* **EXTRACTED RECORDS**
·····
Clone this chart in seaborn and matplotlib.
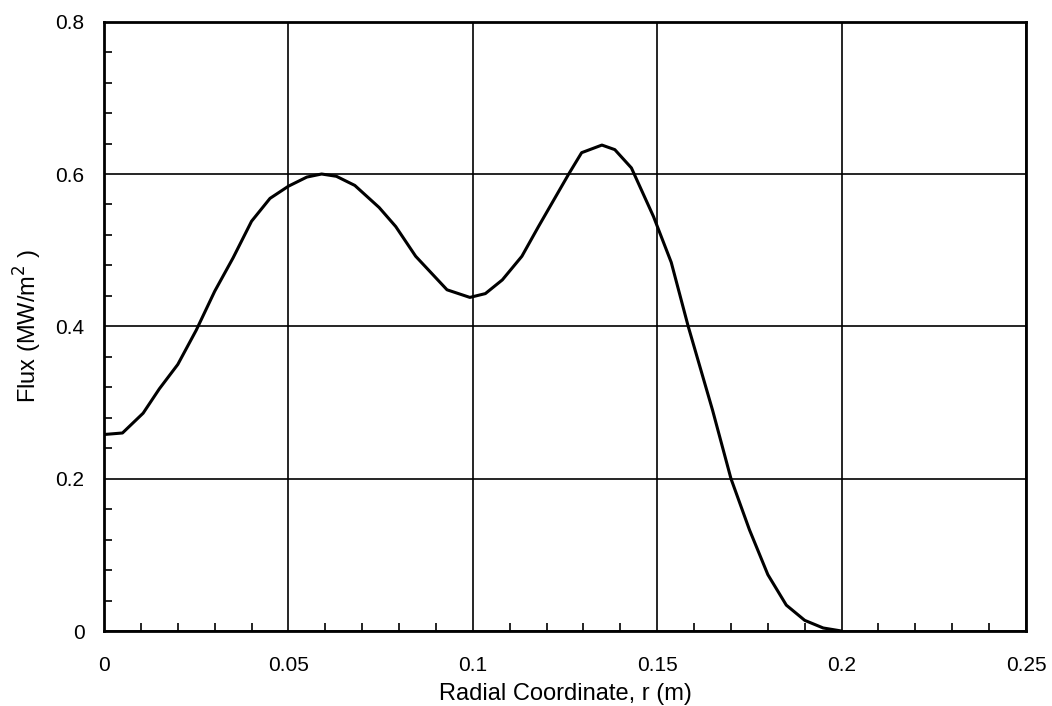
·····
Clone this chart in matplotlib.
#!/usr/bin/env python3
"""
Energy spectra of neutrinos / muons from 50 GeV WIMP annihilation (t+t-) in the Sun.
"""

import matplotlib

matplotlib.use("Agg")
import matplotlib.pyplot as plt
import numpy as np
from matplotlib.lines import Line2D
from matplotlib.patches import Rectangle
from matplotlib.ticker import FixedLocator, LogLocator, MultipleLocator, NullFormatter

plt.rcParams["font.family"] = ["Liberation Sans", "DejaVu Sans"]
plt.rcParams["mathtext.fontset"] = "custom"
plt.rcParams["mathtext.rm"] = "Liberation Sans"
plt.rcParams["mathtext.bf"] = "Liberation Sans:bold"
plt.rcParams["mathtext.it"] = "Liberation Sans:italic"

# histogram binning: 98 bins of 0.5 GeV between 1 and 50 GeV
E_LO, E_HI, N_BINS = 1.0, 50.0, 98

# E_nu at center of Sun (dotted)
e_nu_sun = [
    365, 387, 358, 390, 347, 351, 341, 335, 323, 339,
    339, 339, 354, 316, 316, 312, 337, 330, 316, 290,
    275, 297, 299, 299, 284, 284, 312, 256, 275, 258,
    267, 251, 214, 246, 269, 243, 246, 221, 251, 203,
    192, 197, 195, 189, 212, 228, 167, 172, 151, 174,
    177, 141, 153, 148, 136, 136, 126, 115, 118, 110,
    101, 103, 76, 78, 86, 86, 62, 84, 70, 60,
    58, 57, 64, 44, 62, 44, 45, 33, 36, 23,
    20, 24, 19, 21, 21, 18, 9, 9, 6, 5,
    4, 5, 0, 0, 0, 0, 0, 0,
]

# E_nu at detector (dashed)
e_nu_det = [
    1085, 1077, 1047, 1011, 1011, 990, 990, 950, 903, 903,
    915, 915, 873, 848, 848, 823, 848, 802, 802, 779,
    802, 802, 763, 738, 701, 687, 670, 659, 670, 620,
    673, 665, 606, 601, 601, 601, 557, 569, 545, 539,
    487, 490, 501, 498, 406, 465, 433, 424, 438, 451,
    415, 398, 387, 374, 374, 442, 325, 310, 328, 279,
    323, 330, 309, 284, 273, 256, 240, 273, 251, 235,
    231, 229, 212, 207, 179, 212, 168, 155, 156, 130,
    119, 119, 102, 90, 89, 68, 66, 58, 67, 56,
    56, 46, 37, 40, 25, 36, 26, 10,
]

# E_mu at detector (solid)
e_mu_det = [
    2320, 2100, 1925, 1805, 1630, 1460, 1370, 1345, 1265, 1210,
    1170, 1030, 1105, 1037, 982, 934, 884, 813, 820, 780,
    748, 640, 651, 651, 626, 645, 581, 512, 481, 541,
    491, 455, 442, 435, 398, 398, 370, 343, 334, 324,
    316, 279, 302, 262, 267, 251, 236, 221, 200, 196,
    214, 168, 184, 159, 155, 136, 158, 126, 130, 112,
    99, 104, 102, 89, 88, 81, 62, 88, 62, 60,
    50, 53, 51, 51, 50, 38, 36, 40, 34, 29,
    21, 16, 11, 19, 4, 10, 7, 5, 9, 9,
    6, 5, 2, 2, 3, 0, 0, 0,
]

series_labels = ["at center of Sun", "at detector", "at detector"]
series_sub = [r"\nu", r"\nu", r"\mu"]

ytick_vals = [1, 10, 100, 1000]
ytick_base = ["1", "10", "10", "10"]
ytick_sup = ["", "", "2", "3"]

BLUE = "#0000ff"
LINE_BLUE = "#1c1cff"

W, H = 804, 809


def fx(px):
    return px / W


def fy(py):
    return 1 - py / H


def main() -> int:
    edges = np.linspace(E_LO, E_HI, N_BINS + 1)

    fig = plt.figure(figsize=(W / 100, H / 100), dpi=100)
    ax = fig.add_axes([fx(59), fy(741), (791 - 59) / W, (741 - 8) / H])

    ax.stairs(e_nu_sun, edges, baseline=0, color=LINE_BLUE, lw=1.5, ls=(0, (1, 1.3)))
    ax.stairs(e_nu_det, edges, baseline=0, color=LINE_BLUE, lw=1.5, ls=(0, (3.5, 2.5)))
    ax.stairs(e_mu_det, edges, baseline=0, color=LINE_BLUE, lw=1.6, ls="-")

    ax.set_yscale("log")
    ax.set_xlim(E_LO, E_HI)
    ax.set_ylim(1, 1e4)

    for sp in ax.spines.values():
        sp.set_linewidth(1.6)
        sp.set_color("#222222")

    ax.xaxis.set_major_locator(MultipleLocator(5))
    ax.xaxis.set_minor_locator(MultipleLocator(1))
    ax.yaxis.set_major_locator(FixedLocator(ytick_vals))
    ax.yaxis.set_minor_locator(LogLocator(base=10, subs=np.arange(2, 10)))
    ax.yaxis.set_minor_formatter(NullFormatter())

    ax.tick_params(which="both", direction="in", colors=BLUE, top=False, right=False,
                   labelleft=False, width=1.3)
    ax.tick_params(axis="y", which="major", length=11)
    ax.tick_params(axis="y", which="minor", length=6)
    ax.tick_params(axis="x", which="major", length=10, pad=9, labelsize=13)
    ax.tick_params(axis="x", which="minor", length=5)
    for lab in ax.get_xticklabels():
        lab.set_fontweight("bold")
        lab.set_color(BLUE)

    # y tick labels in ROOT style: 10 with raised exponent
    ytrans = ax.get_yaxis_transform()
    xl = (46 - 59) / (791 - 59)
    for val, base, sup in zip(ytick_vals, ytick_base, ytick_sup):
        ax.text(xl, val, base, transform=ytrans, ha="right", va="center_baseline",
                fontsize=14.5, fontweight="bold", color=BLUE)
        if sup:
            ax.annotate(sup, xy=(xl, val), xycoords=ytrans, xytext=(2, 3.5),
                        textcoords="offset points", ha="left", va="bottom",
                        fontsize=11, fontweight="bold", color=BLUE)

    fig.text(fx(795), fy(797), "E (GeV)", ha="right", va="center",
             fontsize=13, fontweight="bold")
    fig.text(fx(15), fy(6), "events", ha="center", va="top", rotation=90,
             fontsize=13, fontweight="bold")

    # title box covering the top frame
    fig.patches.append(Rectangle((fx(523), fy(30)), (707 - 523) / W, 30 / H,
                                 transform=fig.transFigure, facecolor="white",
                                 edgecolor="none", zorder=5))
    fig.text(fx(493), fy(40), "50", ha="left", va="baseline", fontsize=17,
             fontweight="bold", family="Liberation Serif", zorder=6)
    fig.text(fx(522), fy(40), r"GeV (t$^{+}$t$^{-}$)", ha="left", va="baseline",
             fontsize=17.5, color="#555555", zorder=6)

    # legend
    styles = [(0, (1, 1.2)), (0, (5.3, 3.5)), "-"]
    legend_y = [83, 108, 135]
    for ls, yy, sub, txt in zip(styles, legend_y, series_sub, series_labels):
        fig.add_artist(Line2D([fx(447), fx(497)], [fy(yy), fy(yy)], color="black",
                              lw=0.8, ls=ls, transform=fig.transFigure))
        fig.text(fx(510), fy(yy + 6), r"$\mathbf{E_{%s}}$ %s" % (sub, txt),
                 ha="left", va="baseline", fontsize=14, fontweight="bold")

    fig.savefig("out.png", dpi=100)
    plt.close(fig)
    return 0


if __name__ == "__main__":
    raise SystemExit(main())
·····
* **WHAT TO DO**
Output only the lines from the one containing "Clone this chart in matplotlib." through the one containing "from matplotlib.ticker import", inclusive, exactly as written.

* **TASK RESPONSE**
Clone this chart in matplotlib.
#!/usr/bin/env python3
"""
Energy spectra of neutrinos / muons from 50 GeV WIMP annihilation (t+t-) in the Sun.
"""

import matplotlib

matplotlib.use("Agg")
import matplotlib.pyplot as plt
import numpy as np
from matplotlib.lines import Line2D
from matplotlib.patches import Rectangle
from matplotlib.ticker import FixedLocator, LogLocator, MultipleLocator, NullFormatter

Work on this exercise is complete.